THE PROBLEM :: Would you retype, exactly and without the pictures, the lines between the line holding "Write the seaborn" and the line holding "from matplotlib.patches import Rectangle", inclusive, and nothing else?

EXTRACTED INFORMATION ::
-- start --
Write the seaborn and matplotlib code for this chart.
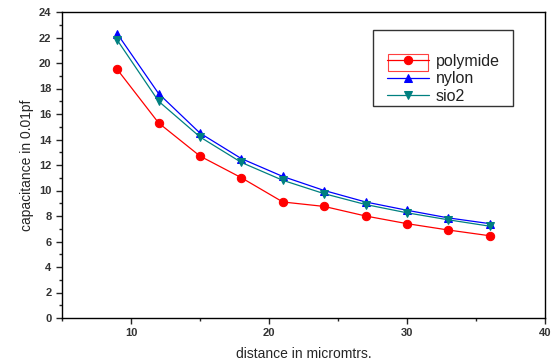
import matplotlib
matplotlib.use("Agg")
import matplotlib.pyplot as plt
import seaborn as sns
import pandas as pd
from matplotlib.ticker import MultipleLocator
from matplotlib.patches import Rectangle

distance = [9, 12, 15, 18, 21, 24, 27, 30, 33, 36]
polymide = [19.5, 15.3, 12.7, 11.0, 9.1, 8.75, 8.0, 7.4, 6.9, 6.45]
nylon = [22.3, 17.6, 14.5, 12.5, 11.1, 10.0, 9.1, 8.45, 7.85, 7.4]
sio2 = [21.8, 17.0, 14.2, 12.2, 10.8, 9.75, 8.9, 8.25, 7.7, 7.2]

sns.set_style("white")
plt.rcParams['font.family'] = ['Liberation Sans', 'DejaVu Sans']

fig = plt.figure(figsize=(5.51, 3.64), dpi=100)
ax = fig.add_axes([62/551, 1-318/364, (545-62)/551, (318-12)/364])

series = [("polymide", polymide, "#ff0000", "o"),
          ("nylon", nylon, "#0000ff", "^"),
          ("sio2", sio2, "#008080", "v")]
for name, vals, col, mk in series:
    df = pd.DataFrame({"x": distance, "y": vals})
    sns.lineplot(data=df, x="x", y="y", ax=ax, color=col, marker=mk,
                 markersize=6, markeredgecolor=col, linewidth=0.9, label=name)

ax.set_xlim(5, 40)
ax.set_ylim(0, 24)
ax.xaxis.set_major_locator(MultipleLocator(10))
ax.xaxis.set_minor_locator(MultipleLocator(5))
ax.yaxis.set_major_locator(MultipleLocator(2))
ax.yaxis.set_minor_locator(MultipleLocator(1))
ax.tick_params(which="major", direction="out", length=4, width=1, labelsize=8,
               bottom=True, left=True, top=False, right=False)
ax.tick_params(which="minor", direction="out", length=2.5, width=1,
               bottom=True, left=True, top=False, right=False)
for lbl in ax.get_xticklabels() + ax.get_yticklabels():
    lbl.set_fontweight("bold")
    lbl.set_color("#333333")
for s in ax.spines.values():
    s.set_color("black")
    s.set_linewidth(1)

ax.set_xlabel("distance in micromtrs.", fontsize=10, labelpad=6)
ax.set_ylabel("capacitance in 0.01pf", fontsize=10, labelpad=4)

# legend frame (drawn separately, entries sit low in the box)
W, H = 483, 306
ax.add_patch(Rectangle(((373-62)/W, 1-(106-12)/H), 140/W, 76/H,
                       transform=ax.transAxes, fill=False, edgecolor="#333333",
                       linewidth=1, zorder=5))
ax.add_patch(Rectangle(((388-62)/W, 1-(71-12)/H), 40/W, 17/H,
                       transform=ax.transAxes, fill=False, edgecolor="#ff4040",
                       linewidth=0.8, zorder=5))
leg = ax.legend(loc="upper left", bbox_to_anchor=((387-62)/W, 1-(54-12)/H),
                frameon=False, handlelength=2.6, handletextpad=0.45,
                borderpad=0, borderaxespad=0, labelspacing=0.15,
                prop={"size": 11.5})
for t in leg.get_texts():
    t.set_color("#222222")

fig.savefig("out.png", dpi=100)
-- end --
-- start --
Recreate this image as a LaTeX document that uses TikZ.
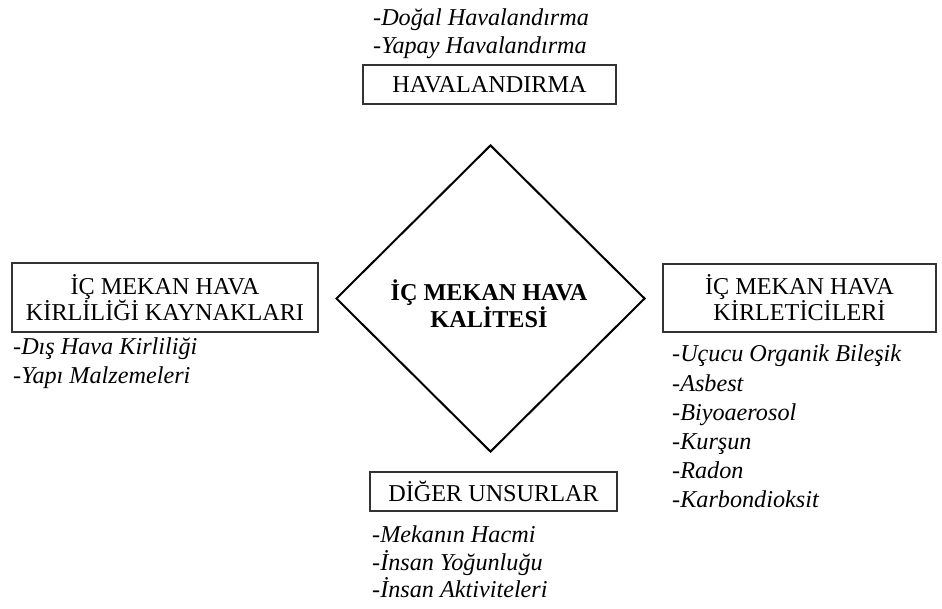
-- end --
TASK RESPONSE ::
Write the seaborn and matplotlib code for this chart.
import matplotlib
matplotlib.use("Agg")
import matplotlib.pyplot as plt
import seaborn as sns
import pandas as pd
from matplotlib.ticker import MultipleLocator
from matplotlib.patches import Rectangle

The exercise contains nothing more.